Cinque Terre (Five Lands)

The Cinque Terre are five towns located on the scalloped coast between La Spezia and Levanto, north of Pisa and south of Genoa. The area is a World Heritage Site, and there is an Italian National Park trail that runs between the towns, most of which are only a couple of miles apart, geographically, but often worlds apart culturally.

The northern-most town is Monterosso al Mare, and it’s the most developed of the towns. It feels like money. The buildings are nicely painted and kept up and the waterfront is a long beach lined with hotels and apartments. You could think you were in southern California if the beach weren’t so stony. It’s the most resort-like of the towns.

The next town to the south is Vernazza, and it’s my favorite. There are no cars in Vernazza. If you want to go there you arrive by train, boat or on foot. It feels like a real Italian town, a fishing village, but it has plenty of visitors because it’s so quaint and so quintessentially working class.

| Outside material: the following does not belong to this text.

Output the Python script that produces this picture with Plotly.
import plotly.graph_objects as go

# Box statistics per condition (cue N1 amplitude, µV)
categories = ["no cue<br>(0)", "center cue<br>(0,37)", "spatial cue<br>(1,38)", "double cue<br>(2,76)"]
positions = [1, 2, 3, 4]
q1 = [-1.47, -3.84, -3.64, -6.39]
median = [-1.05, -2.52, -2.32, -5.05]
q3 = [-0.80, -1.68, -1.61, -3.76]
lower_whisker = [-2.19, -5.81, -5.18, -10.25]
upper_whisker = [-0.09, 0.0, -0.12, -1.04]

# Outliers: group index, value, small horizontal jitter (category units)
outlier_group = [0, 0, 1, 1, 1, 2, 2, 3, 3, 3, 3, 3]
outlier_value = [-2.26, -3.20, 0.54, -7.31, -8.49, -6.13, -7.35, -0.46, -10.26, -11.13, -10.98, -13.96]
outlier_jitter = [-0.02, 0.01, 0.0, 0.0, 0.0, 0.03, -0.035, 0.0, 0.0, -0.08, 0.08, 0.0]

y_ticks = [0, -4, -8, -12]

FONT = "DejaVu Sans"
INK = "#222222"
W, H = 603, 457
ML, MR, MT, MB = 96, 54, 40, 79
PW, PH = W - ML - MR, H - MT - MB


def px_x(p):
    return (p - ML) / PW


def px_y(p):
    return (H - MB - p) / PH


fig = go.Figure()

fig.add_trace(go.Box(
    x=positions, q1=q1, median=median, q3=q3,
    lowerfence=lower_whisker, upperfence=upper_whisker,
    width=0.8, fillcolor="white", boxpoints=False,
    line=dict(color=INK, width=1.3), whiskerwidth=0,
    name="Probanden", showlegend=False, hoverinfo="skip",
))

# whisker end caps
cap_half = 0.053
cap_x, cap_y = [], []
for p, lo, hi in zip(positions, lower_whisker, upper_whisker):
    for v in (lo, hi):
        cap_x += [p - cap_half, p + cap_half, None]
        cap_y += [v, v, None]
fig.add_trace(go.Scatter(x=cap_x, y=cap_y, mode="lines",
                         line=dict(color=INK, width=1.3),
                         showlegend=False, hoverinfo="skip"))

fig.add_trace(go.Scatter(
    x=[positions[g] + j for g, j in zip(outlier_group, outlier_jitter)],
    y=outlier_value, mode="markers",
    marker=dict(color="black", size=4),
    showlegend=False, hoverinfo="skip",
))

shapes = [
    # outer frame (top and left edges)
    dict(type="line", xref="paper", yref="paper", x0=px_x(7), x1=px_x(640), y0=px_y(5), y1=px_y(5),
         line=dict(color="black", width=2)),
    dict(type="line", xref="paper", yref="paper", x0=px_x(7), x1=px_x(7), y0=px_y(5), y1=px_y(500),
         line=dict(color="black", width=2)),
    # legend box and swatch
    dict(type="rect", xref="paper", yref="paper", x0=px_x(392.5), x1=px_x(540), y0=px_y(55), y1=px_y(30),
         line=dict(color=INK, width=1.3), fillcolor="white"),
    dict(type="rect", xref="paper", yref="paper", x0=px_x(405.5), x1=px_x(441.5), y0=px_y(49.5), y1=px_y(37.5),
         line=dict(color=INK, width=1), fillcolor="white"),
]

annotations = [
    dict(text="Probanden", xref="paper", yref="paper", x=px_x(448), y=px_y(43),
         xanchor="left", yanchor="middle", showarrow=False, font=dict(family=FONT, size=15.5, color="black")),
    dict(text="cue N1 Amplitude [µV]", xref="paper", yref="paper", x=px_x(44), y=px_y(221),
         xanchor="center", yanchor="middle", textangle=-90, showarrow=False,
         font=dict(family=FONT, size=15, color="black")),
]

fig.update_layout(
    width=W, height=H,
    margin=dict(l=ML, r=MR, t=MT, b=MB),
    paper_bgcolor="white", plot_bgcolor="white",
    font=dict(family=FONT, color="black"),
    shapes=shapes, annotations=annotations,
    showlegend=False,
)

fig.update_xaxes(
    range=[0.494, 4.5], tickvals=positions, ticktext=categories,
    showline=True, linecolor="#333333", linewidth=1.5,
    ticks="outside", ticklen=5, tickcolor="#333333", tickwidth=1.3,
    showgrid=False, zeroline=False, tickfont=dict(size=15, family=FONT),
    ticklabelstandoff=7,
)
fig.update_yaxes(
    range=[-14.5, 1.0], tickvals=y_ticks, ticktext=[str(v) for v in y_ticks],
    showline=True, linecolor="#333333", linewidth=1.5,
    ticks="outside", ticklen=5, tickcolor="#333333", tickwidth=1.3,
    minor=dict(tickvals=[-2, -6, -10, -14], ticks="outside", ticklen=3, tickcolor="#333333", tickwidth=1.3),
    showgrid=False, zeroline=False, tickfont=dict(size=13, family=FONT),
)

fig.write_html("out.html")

The next town south is Corniglia, which, unlike the other towns, is perched on a high bluff overlooking the sea. It’s quiet and less-touristed. Those visiting by train are in for a shock because the train station is just south of the town and is located just above sea level, so if you’re on foot you’re in for a long stair-climb up a switchback set of steps that lead to the town high above. There are cars in Corniglia, though, so you could opt for a bus or taxi. If you’re a wimp.

The fourth town going south is Manarola. It’s also reachable by road. It’s probably the least-touristed of the Five Lands.

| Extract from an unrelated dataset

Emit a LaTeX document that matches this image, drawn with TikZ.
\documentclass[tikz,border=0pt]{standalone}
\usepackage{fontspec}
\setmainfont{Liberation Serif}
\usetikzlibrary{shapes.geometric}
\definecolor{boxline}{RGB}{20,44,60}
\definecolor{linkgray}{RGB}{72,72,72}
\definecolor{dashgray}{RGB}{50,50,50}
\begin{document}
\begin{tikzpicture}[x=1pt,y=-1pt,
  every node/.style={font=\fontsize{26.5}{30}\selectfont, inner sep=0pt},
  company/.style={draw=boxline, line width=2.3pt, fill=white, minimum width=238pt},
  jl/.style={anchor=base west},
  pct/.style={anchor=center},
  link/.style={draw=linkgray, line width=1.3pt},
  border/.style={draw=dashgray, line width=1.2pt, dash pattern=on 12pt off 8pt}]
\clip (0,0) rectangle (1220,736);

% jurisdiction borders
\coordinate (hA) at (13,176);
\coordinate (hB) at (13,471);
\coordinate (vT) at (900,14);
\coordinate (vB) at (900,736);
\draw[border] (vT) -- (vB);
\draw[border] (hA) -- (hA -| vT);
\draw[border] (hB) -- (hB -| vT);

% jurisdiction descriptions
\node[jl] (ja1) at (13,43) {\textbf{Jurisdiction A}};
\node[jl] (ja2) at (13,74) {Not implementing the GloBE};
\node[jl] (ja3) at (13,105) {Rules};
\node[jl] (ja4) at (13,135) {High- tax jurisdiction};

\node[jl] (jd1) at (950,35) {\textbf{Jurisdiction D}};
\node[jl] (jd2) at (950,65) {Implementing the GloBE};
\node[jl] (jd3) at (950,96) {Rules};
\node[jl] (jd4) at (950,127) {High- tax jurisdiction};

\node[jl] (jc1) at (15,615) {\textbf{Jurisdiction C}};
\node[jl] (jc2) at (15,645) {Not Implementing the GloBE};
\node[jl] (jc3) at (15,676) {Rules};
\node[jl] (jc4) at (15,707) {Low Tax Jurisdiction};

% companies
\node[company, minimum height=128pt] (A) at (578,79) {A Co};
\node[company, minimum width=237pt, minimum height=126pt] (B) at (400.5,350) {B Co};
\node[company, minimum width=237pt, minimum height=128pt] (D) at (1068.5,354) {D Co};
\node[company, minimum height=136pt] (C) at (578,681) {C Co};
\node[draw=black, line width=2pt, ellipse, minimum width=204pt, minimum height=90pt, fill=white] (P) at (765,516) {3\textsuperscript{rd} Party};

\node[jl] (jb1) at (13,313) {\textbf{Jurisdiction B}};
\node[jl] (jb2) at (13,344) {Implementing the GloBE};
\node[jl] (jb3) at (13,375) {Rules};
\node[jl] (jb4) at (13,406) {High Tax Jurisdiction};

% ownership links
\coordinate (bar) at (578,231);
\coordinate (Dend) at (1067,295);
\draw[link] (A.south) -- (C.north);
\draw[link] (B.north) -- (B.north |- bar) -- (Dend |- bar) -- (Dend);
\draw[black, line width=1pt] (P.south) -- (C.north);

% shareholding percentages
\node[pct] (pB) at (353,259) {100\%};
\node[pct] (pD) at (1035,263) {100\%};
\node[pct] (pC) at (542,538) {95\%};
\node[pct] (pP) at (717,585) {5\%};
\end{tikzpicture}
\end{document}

Last to the south is Rio Maggiore. Since it’s the closest to the larger city of La Spezia, it’s the easiest to reach and the most modern, possibly– with Monterosso al Mare– also the least characteristic of the fishing village feel of the other towns. I’ve only stopped there briefly once.

I first visited the Cinque Terre in 2002 with a group of Chico High boys (and one girl– ok, two if you count Janine) on a tour during spring break. Some of that trip has gone down in history as a survival tale– Everyone on the trip could tell you about the hotel in Venice on the Lido di Jesolo where there was unflushed feces in some toilets, toenail clippings and a weird hole through the mattress of Noah’s bed, dangerously loose carpeting on the stairs and the smell of sewer gas throughout. Marco Polo thought HE had it bad…

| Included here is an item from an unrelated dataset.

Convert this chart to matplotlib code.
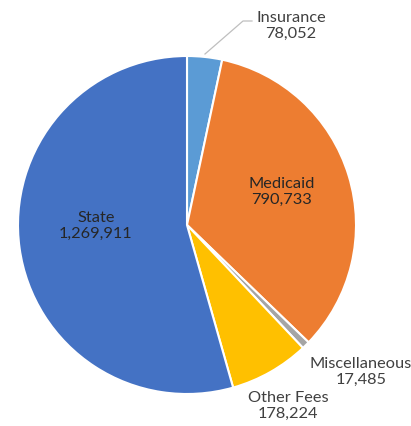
import matplotlib
matplotlib.use("Agg")
import matplotlib.pyplot as plt

categories = ["Insurance", "Medicaid", "Miscellaneous", "Other Fees", "State"]
values = [78052, 790733, 17485, 178224, 1269911]
colors = ["#5B9BD5", "#ED7D31", "#A5A5A5", "#FFC000", "#4472C4"]

W, H = 411, 426
fig = plt.figure(figsize=(W / 100, H / 100), dpi=100)
ax = fig.add_axes([0, 0, 1, 1])

cx, cy, r = 187, H - 225, 169
ax.pie(values, colors=colors, startangle=90, counterclock=False,
       center=(cx, cy), radius=r, frame=True,
       wedgeprops=dict(edgecolor="white", linewidth=1.5))
ax.set_xlim(0, W)
ax.set_ylim(0, H)
ax.set_aspect("equal")
ax.axis("off")

plt.rcParams["font.family"] = ["Lato", "DejaVu Sans"]
fs = 11.8

# label positions in pixel coordinates (x, y from top)
label_pos = {
    "Insurance": (291, 26, "#404040"),
    "Medicaid": (282, 192, "#262626"),
    "Miscellaneous": (361, 372, "#404040"),
    "Other Fees": (288, 406, "#404040"),
    "State": (96, 226, "#262626"),
}
for name, v in zip(categories, values):
    x, y, c = label_pos[name]
    ax.text(x, H - y, "%s\n%s" % (name, format(v, ",")), ha="center", va="center",
            fontsize=fs, color=c, linespacing=1.2)

# leader line for Insurance
ax.plot([205, 243, 252], [H - 54, H - 21, H - 21], color="#BFBFBF", linewidth=0.9)

fig.savefig("out.png", dpi=100, facecolor="white")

But things turned around when we went to the Cinque Terre. That was the site of our first mutiny.

Background on tours: The tour directors don’t make a lot of money so they pad their incomes in various ways. One is the expected “tip” at the end of the tour, usually about $3-$4 per person per day. Nice chunk o’ change if they’ve done a good job. But the most lucrative is a little more sly. Every time they take the group to a restaurant or a glass-blowing factory or a jewelers to look at cameos or a leather shop it’s because they’ve worked out a kickback system with the proprietors of the shops. Those restaurants aren’t chosen randomly, and everything you buy in one of the stops they lead you into means money in the guide’s pocket. Actually, I don’t begrudge them the cash because the companies they work for pay them peanuts, but that doesn’t mean that I won’t avoid being shepherded into one of those fleecing factories when the opportunity arises.

So we headed off to the Cinque Terre on that first trip with “the boys and the girl.” We had heard about the trail and decided that we wanted to hike some of it. We hadn’t mentioned this to the guide until that day, and she was “disappointed,” to say the least. She tried to talk us out of it because she had arranged for the group to take a boat trip up the coast from La Spezia to Monterosso al Mare– a trip we would have had to pay extra for, of course ($ cha-ching!$)– and saw our decision to bail on her plan as a hit on her wallet. I should mention that there were 15 of us, which was most of the tour bus. Some of her concern might have been genuine because she was worried that we wouldn’t get back on time and the bus would leave without us, but I told her that we’d be responsible should we fail to connect at La Spezia at the end of the “three hour boat tour.” (It was longer than that, but I couldn’t resist the Gilligan’s Island allusion.) This is where things really fell apart for her, because when the group from Michigan– about 12 counting the teacher– heard of our plan, they wanted in as well, so over half of the bus refused to get on the boat and instead we took the regional train up to Vernazza, wandered around the town, hiked the trail to Corniglia, walked down the stairs (much the preferable direction!) and took the train back to La Spezia in time for Adam to buy some Pumas that were unavailable in the US before the boat landed. I don’t think the guide ever quite forgave us…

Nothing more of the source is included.